As an IT professional, there are specific requirements that need to be addressed when implementing a server solution that will store, process or transfer credit card data.  You should not only look at specific requirements for meeting PCI, but also at how each is implemented. Server software requirements should include:

  • Integration with current network security If you use active directory for authentication, additional servers added to your environment should do the same. Maintaining different authentication databases can increase the risk of errors. For example, deleting a user in one location and not another.
  • PGP encryption Many server solutions use PGP to encrypt stored data, but an important consideration is when this data gets encrypted. If data is transferred and written in an unencrypted format, and then encrypted in a second step, you are in violation of PCI, even though you are encrypting stored data. To comply with PCI DSS, your data can’t be “in the clear” at any point in its transfer. A PCI-compliant solution requires streaming PGP encryption, in which inbound data is encrypted and written to the disk in one step, never having an unencrypted version temporarily written to the disk.
  • Granular permissions controls For both ease of administration and higher levels of security, permissions should be assigned at user and group levels. There should also be granularity into file operations allowed, rather than just ‘read’ and ‘write’ permissions.
  • Events and automation Monitoring and responding to potential threats should be completely automated. Administrators should be able to set specific thresholds regarding Denial of Service (DoS) attacks, malformed commands and brute-force hacking attempts, and then have users or IP addresses automatically kicked off of the server and/or banned. Any server that stores credit card data should have configurable events and associated actions.
  • Logging and reporting Detailed logging and reporting gives you visibility into how your data is being accessed. This is of significant importance for audits, but can also provide visibility at a variety of levels, including normal/abnormal usage patterns and trends that can assist in future resource planning.

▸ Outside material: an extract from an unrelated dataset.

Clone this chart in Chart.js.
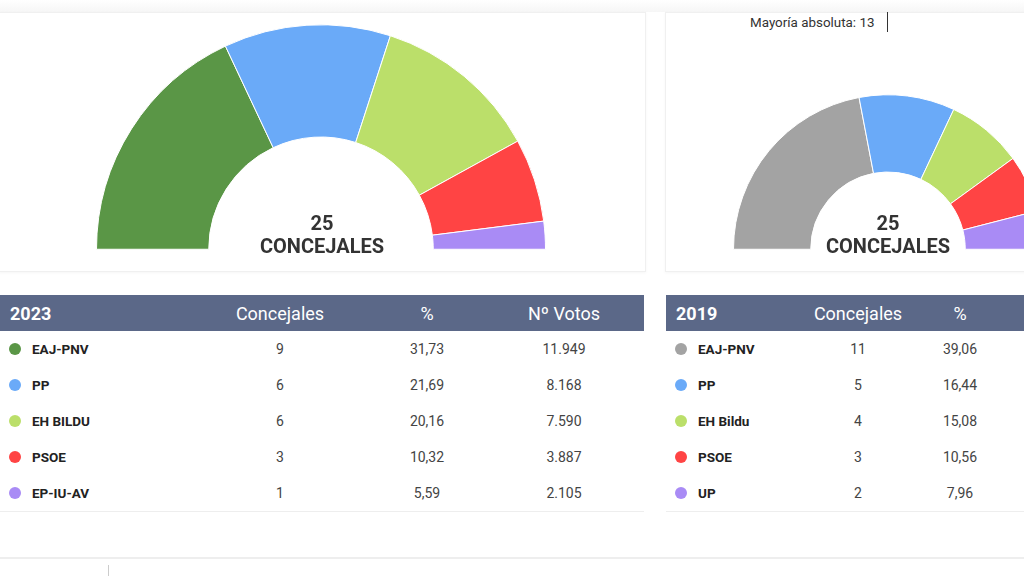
<!DOCTYPE html>
<html>
<head>
<meta charset="utf-8">
<script src="https://cdn.jsdelivr.net/npm/chart.js@4/dist/chart.umd.min.js"></script>
<style>
  html, body { margin: 0; padding: 0; width: 1024px; height: 576px; overflow: hidden; background: #fff; font-family: Roboto, "Noto Sans", sans-serif; }
  .panel { position: absolute; top: 12px; height: 258px; border: 1px solid #f0f0f0; box-shadow: 0 1px 3px rgba(0,0,0,0.04); background: #fff; }
  .topband { position: absolute; left: 0; top: 0; width: 1024px; height: 12px; background: linear-gradient(#fff, #f6f6f6); }
  canvas { position: absolute; }
  .center { position: absolute; text-align: center; font-weight: bold; color: #333; font-size: 20px; line-height: 23px; }
  .mayoria { position: absolute; left: 750px; top: 15px; font-size: 13.4px; color: #333; }
  .mark { position: absolute; left: 887px; top: 12px; width: 1px; height: 20px; background: #333; }
  table { position: absolute; top: 295px; border-collapse: collapse; table-layout: fixed; font-size: 14px; color: #444; }
  th { background: #5b6888; color: #fff; font-weight: normal; font-size: 18px; height: 36px; padding: 0; }
  th.y { text-align: left; padding-left: 10px; font-weight: bold; }
  td { height: 36px; padding: 0; text-align: center; }
  td.name { text-align: left; font-weight: bold; color: #222; font-size: 13.5px; }
  .dot { display: inline-block; width: 12px; height: 12px; border-radius: 50%; margin: 0 11px 0 9px; vertical-align: -1px; }
  tbody tr:last-child td { border-bottom: 1px solid #eee; }
  .footer { position: absolute; left: 0; top: 557px; width: 1024px; height: 2px; background: #eee; }
  .vline { position: absolute; left: 108px; top: 565px; width: 1px; height: 11px; background: #ccc; }
</style>
</head>
<body>
<div class="topband"></div>
<div class="panel" style="left:-2px;width:646px;"></div>
<div class="panel" style="left:665px;width:400px;"></div>
<div class="mayoria">Mayoría absoluta: 13</div>
<div class="mark"></div>

<canvas id="c2023" style="left:96px;top:24px;width:450px;height:226px;"></canvas>
<canvas id="c2019" style="left:733px;top:94px;width:310px;height:156px;"></canvas>
<div class="center" style="left:222px;top:212px;width:200px;">25<br>CONCEJALES</div>
<div class="center" style="left:788px;top:212px;width:200px;">25<br>CONCEJALES</div>

<table id="t2023" style="left:0;width:644px;"></table>
<table id="t2019" style="left:666px;width:560px;"></table>

<div class="footer"></div>
<div class="vline"></div>

<script>
// --- DATA ---
const parties2023 = ['EAJ-PNV', 'PP', 'EH BILDU', 'PSOE', 'EP-IU-AV'];
const seats2023 = [9, 6, 6, 3, 1];
const pct2023 = ['31,73', '21,69', '20,16', '10,32', '5,59'];
const votes2023 = ['11.949', '8.168', '7.590', '3.887', '2.105'];
const colors2023 = ['#5a9646', '#6aaaf8', '#bbdf6a', '#ff4444', '#a98bf5'];

const parties2019 = ['EAJ-PNV', 'PP', 'EH Bildu', 'PSOE', 'UP'];
const seats2019 = [11, 5, 4, 3, 2];
const pct2019 = ['39,06', '16,44', '15,08', '10,56', '7,96'];
const votes2019 = ['', '', '', '', ''];
const colors2019 = ['#a3a3a3', '#6aaaf8', '#bbdf6a', '#ff4444', '#a98bf5'];

const headers = ['Concejales', '%', 'Nº Votos'];

// --- CHARTS ---
function makeHemicycle(id, labels, seats, colors) {
    const ctx = document.getElementById(id).getContext('2d');
    return new Chart(ctx, {
        type: 'doughnut',
        data: {
            labels,
            datasets: [{ data: seats, backgroundColor: colors, borderColor: '#fff', borderWidth: 1 }]
        },
        options: {
            responsive: false,
            animation: false,
            rotation: -90,
            circumference: 180,
            cutout: '50%',
            layout: { padding: 0 },
            plugins: { legend: { display: false }, tooltip: { enabled: false } }
        }
    });
}

function sizeCanvas(id) {
    const c = document.getElementById(id);
    c.width = parseInt(c.style.width);
    c.height = parseInt(c.style.height);
}
sizeCanvas('c2023');
sizeCanvas('c2019');
makeHemicycle('c2023', parties2023, seats2023, colors2023);
makeHemicycle('c2019', parties2019, seats2019, colors2019);

// --- TABLES ---
function buildTable(id, year, parties, seats, pcts, votes, colors, widths) {
    const table = document.getElementById(id);
    let html = '<colgroup>' + widths.map(w => `<col style="width:${w}px">`).join('') + '</colgroup>';
    html += `<thead><tr><th class="y">${year}</th>`;
    headers.forEach(h => { html += `<th>${h}</th>`; });
    html += '</tr></thead><tbody>';
    parties.forEach((p, i) => {
        html += `<tr><td class="name"><span class="dot" style="background:${colors[i]}"></span>${p}</td>` +
            `<td>${seats[i]}</td><td>${pcts[i]}</td><td>${votes[i]}</td></tr>`;
    });
    html += '</tbody>';
    table.innerHTML = html;
}

buildTable('t2023', '2023', parties2023, seats2023, pct2023, votes2023, colors2023, [190, 180, 114, 160]);
buildTable('t2019', '2019', parties2019, seats2019, pct2019, votes2019, colors2019, [126, 132, 72, 230]);
</script>
</body>
</html>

It’s important to consider that PCI DSS is a growing standards system. It changes periodically to keep up with the constant elevation of cyber threats to credit card data. The most recent version of PCI is 3.1. Selecting a vendor who rapidly adopts that latest version of security standards helps to assure that your vendor is committed to security and compliance. For the sake of meeting your compliance mandate, it’s important to also assure that you apply product updates as soon as possible so that the most current versions of the standards are running in your organization.

PCI compliance is an ongoing commitment. For secure file transfer applications, start with a secure,  enterprise class MFT server.